James receives tunnage and poundage for life

In the department of regular taxation, however, James at first adopted a conciliatory attitude. On the 26th June, 1604, James sent to the commons a letter “written with his own hand but corrected as to the spelling,” in which he expressed his pleasure as to a subsidy.[298] He stated his confidence in their good-will, assuring them “in the word of a King” that he would “be so far from taking it unkindly, their not offering” to him a subsidy, and that he would “only interpret it to proceed from the care they have, that our people should not have any occasion of distaste.” James’s letter accomplished for him what may well have been his purpose; the commons immediately granted to him tunnage and poundage for the space of his life.[299]

Royal poverty

At the two subsequent sessions of 1605-6 and 1606-7 there was constant friction between king and commons, yet there were no very remarkable assertions of royal prerogative or of parliamentary privilege. At the session of 1605, Parliament granted the king three entire subsidies and six fifteenths, designed principally to meet the royal indebtedness, some of which held over since the time of Elizabeth.[300] After the prorogation, James called no session of Parliament until the 9th February, 1609-10.

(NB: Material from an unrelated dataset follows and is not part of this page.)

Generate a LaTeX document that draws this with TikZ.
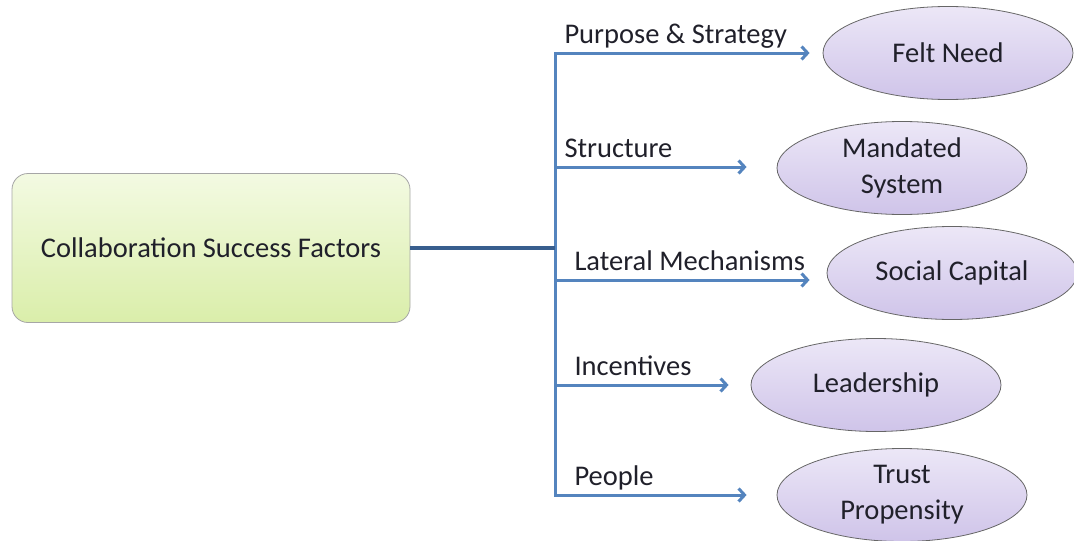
\documentclass[tikz,border=0pt]{standalone}
\usepackage{fontspec}
\setmainfont{Carlito}
\usetikzlibrary{shapes.geometric,arrows.meta}
\definecolor{linkblue}{RGB}{84,132,190}
\definecolor{trunkblue}{RGB}{56,94,142}
\definecolor{lilactop}{RGB}{236,231,247}
\definecolor{lilacbot}{RGB}{207,196,233}
\definecolor{limetop}{RGB}{243,250,226}
\definecolor{limebot}{RGB}{218,238,170}
\definecolor{inkgray}{RGB}{32,32,42}

\begin{document}
\begin{tikzpicture}[x=1pt,y=-1pt,>={Straight Barb[length=6pt,width=13pt]},
	font=\fontsize{28.5}{36}\selectfont,
	factor/.style={shape=ellipse, draw=black!60, thick, top color=lilactop, bottom color=lilacbot,
		minimum width=250pt, minimum height=93pt, inner sep=0pt, align=center, text=inkgray},
	hub/.style={shape=rectangle, rounded corners=16pt, draw=black!35, thick, top color=limetop,
		bottom color=limebot, minimum width=398pt, minimum height=149pt, text=inkgray},
	branch/.style={->, draw=linkblue, line width=3pt, shorten >=22pt},
	lab/.style={at start, anchor=base west, inner sep=0pt, xshift=8pt, yshift=10pt, text=inkgray}]
	\useasboundingbox (0,0) rectangle (1074,541);
	
	\node[hub] (csf) at (211,248) {Collaboration Success Factors};
	
	\node[factor] (1) at (948,53) {Felt Need};
	\node[factor] (2) at (902,168) {Mandated\\System};
	\node[factor] (3) at (952,273) {Social Capital};
	\node[factor] (4) at (876,385) {Leadership};
	\node[factor] (5) at (902,495) {Trust\\Propensity};
	
	% points on the trunk
	\coordinate (b1) at (555,53);
	\coordinate (b2) at (555,167);
	\coordinate (j)  at (555,248);
	\coordinate (b3) at (555,280);
	\coordinate (b4) at (555,385);
	\coordinate (b5) at (555,495);
	
	\draw[draw=linkblue, line width=3pt, line cap=rect] (b1) -- (b5);
	\draw[draw=trunkblue, line width=4pt] (csf) -- (j);
	
	\path
	(b1) edge[branch, shorten >=13pt] node[lab] {Purpose \& Strategy} (b1 -| 1.west)
	(b2) edge[branch, shorten >=30pt] node[lab] {Structure} (b2 -| 2.west)
	(b3) edge[branch, shorten >=17pt] node[lab, xshift=10pt] {Lateral Mechanisms} (b3 -| 3.west)
	(b4) edge[branch] node[lab, xshift=10pt] {Incentives} (b4 -| 4.west)
	(b5) edge[branch, shorten >=30pt] node[lab, xshift=10pt] {People} (b5 -| 5.west);
\end{tikzpicture}
\end{document}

But James could not meet his obligations with the ordinary revenues of the crown. He was spending between £500,000 and £600,000 a year, and his income was in the neighborhood of £400,000; his annual deficit, therefore, was not far from £150,000.[301] James was obliged to turn elsewhere, and the consequence of his action was the famous Bate Case, the decision in which was a step toward freeing the king from parliamentary control over his revenues.

In 1603, in answer to the agitation against the great monopolies, an Eastern trading The Bate Case company, known as the Levant Company, surrendered its charter. This company, amongst other privileges, had enjoyed the right of collecting a duty on currants from other merchants trading in them, and paid to the crown in return for the franchise £4,000 a year. When, therefore, the company yielded up its charter, the crown was the loser by £4,000 annually. In order to make up for the loss, the crown itself proceeded to lay a duty on currants.[302] In 1605, the Levant Company again received a charter, but James levied upon it, nevertheless, his duty on currants, the rate being five shillings on the hundred-weight over and above that granted to him by Parliament in its tunnage and poundage bill. It was a merchant of the Levant Company, John Bate, who raised the question of the legality of the imposition. The case was taken to the Court of Exchequer for decision. Had the barons confined themselves to the strict laws of the matter, there would not have been great ground for objection to their decision. Precedent drawn from the time of the Tudors and statutes of the same period, were capable of being brought forward in a fair adjudication of the case, and would have substantiated the contention of the crown, thus returning customs exactions, nearly to the situation of 1300.[303] The fact that the four barons decided the case unanimously against John Bate could not, therefore, be reasonably reprehended. But they permitted themselves to slip off into philosophical generalizations which struck the people as absolutist in tenor.